Qatar’s purchase of 24 jets includes a support and training package from BAE, with deliveries due to start in 2022.
The deal was announced in Doha by Defence Secretary Gavin Williamson and his Qatari counterpart, Khalid bin Mohammed al Attiyah.
Mr Williamson said it was a “massive vote of confidence, supporting thousands of British jobs and injecting billions into our economy.”
BAE chief executive Charles Woodburn said the contract, worth £5bn to the company, was the start of a long-term relationship with Qatar and its armed forces.

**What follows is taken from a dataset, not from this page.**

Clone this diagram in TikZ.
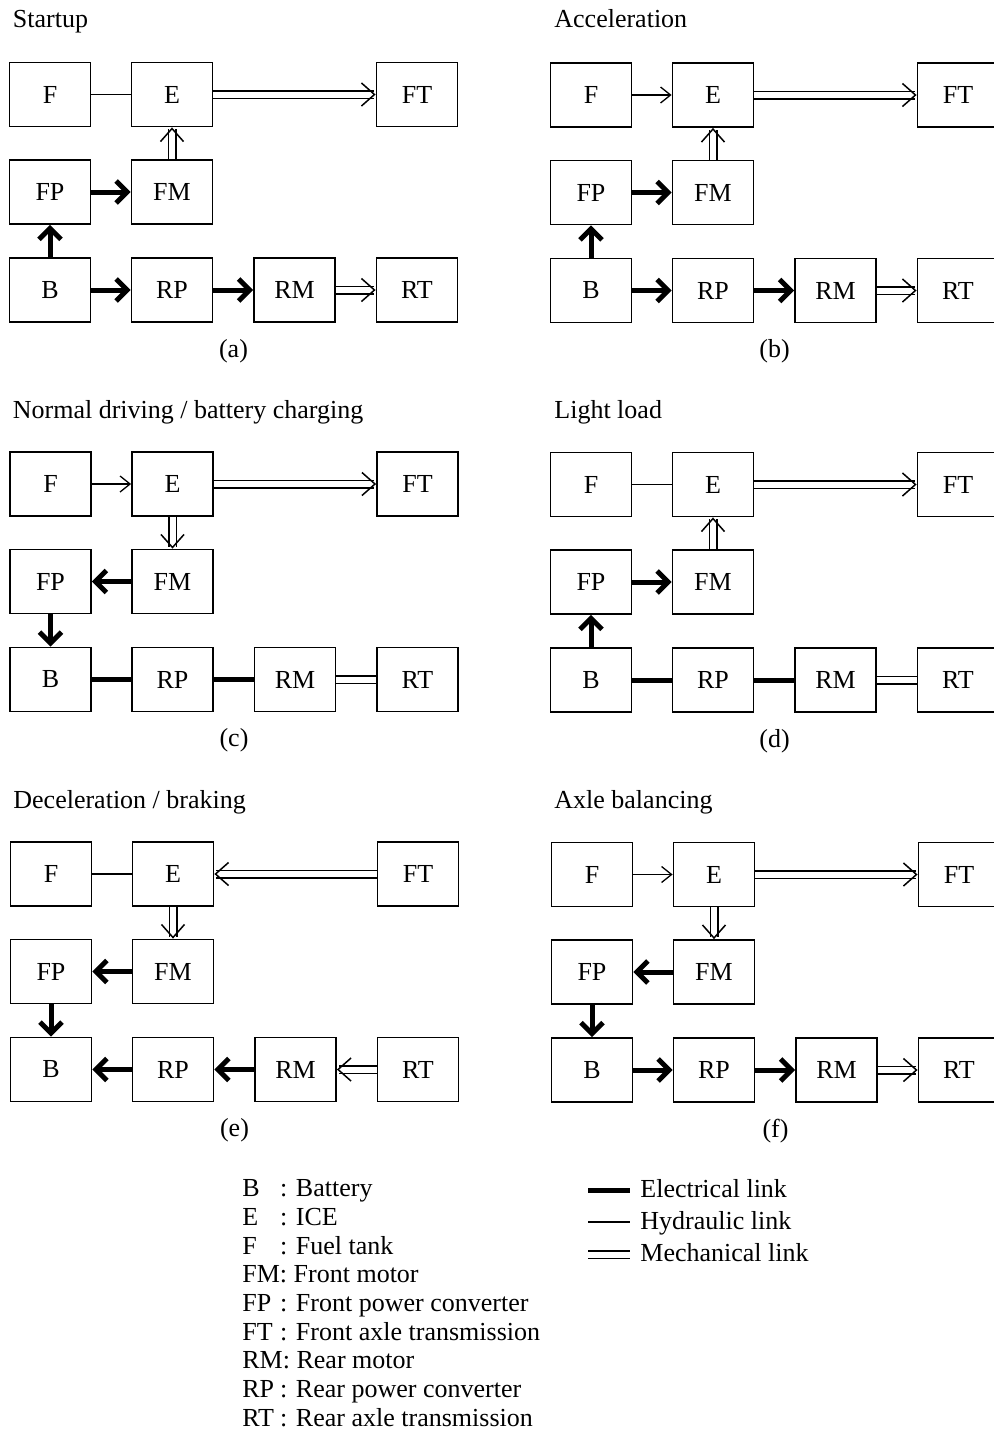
\documentclass[tikz,border=0pt]{standalone}
\usepackage{fontspec}
\setmainfont{Liberation Serif}
\usetikzlibrary{arrows.meta}

% the nine blocks of one operating mode, F box centre at the origin
\newcommand{\mkblocks}{%
  \node[blk] (F)  at (0,0)       {F};
  \node[blk] (E)  at (122,0)     {E};
  \node[blk] (FT) at (367,0)     {FT};
  \node[blk] (FP) at (0,97.5)    {FP};
  \node[blk] (FM) at (122,97.5)  {FM};
  \node[blk] (B)  at (0,195.5)   {B};
  \node[blk] (RP) at (122,195.5) {RP};
  \node[blk] (RM) at (244.5,195.5) {RM};
  \node[blk] (RT) at (367,195.5) {RT};}

\begin{document}
\begin{tikzpicture}[x=0.5pt,y=-0.5pt,line join=miter,
  font=\fontsize{13}{15}\selectfont,
  blk/.style={draw,line width=0.9pt,minimum width=40.5pt,minimum height=32pt,inner sep=0pt},
  ttl/.style={anchor=base west,inner sep=0pt},
  sub/.style={anchor=base,inner sep=0pt},
  leg/.style={anchor=base west,inner sep=0pt},
  hyd/.style={line width=0.65pt},
  hydto/.style={hyd,-{Straight Barb[length=5pt,width=8pt]}},
  mech/.style={double,double distance=3pt,line width=0.75pt},
  mechto/.style={mech,-{Straight Barb[length=6.5pt,width=11.5pt]}},
  elec/.style={line width=2.5pt},
  electo/.style={elec,-{Straight Barb[length=5.5pt,width=11pt]}}]
\useasboundingbox (0,0) rectangle (993,1432);

% (a) startup
\begin{scope}[shift={(50,94.5)},name prefix=a-]
\mkblocks
\node[ttl] (title) at (-37.5,-67.5) {Startup};
\node[sub] (lab) at (183.5,262.5) {(a)};
\draw[hyd] (F) -- (E);
\draw[mechto] (E) -- (FT);
\draw[mechto] (FM) -- (E);
\draw[electo] (FP) -- (FM);
\draw[electo] (B) -- (FP);
\draw[electo] (B) -- (RP);
\draw[electo] (RP) -- (RM);
\draw[mechto] (RM) -- (RT);
\end{scope}

% (b) acceleration
\begin{scope}[shift={(591,95)},name prefix=b-]
\mkblocks
\node[ttl] (title) at (-37,-68) {Acceleration};
\node[sub] (lab) at (183.5,262.5) {(b)};
\draw[hydto] (F) -- (E);
\draw[mechto] (E) -- (FT);
\draw[mechto] (FM) -- (E);
\draw[electo] (FP) -- (FM);
\draw[electo] (B) -- (FP);
\draw[electo] (B) -- (RP);
\draw[electo] (RP) -- (RM);
\draw[mechto] (RM) -- (RT);
\end{scope}

% (c) normal driving / battery charging
\begin{scope}[shift={(50.5,484)},name prefix=c-]
\mkblocks
\node[ttl] (title) at (-38,-66) {Normal driving / battery charging};
\node[sub] (lab) at (183.5,262.5) {(c)};
\draw[hydto] (F) -- (E);
\draw[mechto] (E) -- (FT);
\draw[mechto] (E) -- (FM);
\draw[electo] (FM) -- (FP);
\draw[electo] (FP) -- (B);
\draw[elec] (B) -- (RP);
\draw[elec] (RP) -- (RM);
\draw[mech] (RM) -- (RT);
\end{scope}

% (d) light load
\begin{scope}[shift={(591,484.5)},name prefix=d-]
\mkblocks
\node[ttl] (title) at (-37,-66) {Light load};
\node[sub] (lab) at (183.5,262.5) {(d)};
\draw[hyd] (F) -- (E);
\draw[mechto] (E) -- (FT);
\draw[mechto] (FM) -- (E);
\draw[electo] (FP) -- (FM);
\draw[electo] (B) -- (FP);
\draw[elec] (B) -- (RP);
\draw[elec] (RP) -- (RM);
\draw[mech] (RM) -- (RT);
\end{scope}

% (e) deceleration / braking
\begin{scope}[shift={(51,874)},name prefix=e-]
\mkblocks
\node[ttl] (title) at (-38,-66) {Deceleration / braking};
\node[sub] (lab) at (183.5,262.5) {(e)};
\draw[hyd] (F) -- (E);
\draw[mechto] (FT) -- (E);
\draw[mechto] (E) -- (FM);
\draw[electo] (FM) -- (FP);
\draw[electo] (FP) -- (B);
\draw[electo] (RP) -- (B);
\draw[electo] (RM) -- (RP);
\draw[mechto] (RT) -- (RM);
\end{scope}

% (f) axle balancing
\begin{scope}[shift={(592,874.5)},name prefix=f-]
\mkblocks
\node[ttl] (title) at (-38,-66) {Axle balancing};
\node[sub] (lab) at (183.5,262.5) {(f)};
\draw[hydto] (F) -- (E);
\draw[mechto] (E) -- (FT);
\draw[mechto] (E) -- (FM);
\draw[electo] (FM) -- (FP);
\draw[electo] (FP) -- (B);
\draw[electo] (B) -- (RP);
\draw[electo] (RP) -- (RM);
\draw[mechto] (RM) -- (RT);
\end{scope}

% key to the abbreviations
\node[leg] (kB)  at (242,1196.7) {\makebox[1.45em][l]{B}: Battery};
\node[leg] (kE)  at (242,1225.4) {\makebox[1.45em][l]{E}: ICE};
\node[leg] (kF)  at (242,1254.0) {\makebox[1.45em][l]{F}: Fuel tank};
\node[leg] (kFM) at (242,1282.7) {FM: Front motor};
\node[leg] (kFP) at (242,1311.3) {\makebox[1.45em][l]{FP}: Front power converter};
\node[leg] (kFT) at (242,1340.0) {\makebox[1.45em][l]{FT}: Front axle transmission};
\node[leg] (kRM) at (242,1368.7) {RM: Rear motor};
\node[leg] (kRP) at (242,1397.3) {\makebox[1.45em][l]{RP}: Rear power converter};
\node[leg] (kRT) at (242,1426.0) {\makebox[1.45em][l]{RT}: Rear axle transmission};

% key to the link types
\node[leg] (kel) at (640,1197) {Electrical link};
\node[leg] (khy) at (640,1229.5) {Hydraulic link};
\node[leg] (kme) at (640,1261) {Mechanical link};
\coordinate (el0) at (588,1190);
\coordinate (el1) at (630,1190);
\coordinate (hy0) at (588,1222);
\coordinate (hy1) at (630,1222);
\coordinate (me0) at (588,1254.5);
\coordinate (me1) at (630,1254.5);
\draw[elec] (el0) -- (el1);
\draw[hyd] (hy0) -- (hy1);
\draw[mech] (me0) -- (me1);
\end{tikzpicture}
\end{document}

“This agreement is a strong endorsement of Typhoon’s leading capabilities and underlines BAE Systems’ long track record of working in successful partnership with our customers,” he said.
The Typhoon entered service with the RAF in 2007 to replace the ageing Tornado fleet.
Although the Qatar order secures the production of the Typhoon at BAE into the next decade, it will not stop the 2,000 job cuts announced in October from going ahead.
BAE has suffered amid declining military spending among major Nato members, but remains a major customer of the US Department of Defence.
The FTSE 100 company is a key contractor on the world’s most expensive defence programme, the US-led F-35 Joint Strike Fighter project.
The UK’s deal with Qatar also includes an agreement with MBDA for Brimstone and Meteor missiles and Raytheon’s Paveway IV laser-guided bomb.
Qatar signed a letter of intent in September to buy the 24 jets from BAE.
It is the ninth country to buy the Typhoon, with other customers including Saudi Arabia. Talks about a second batch of sales to the kingdom are ongoing.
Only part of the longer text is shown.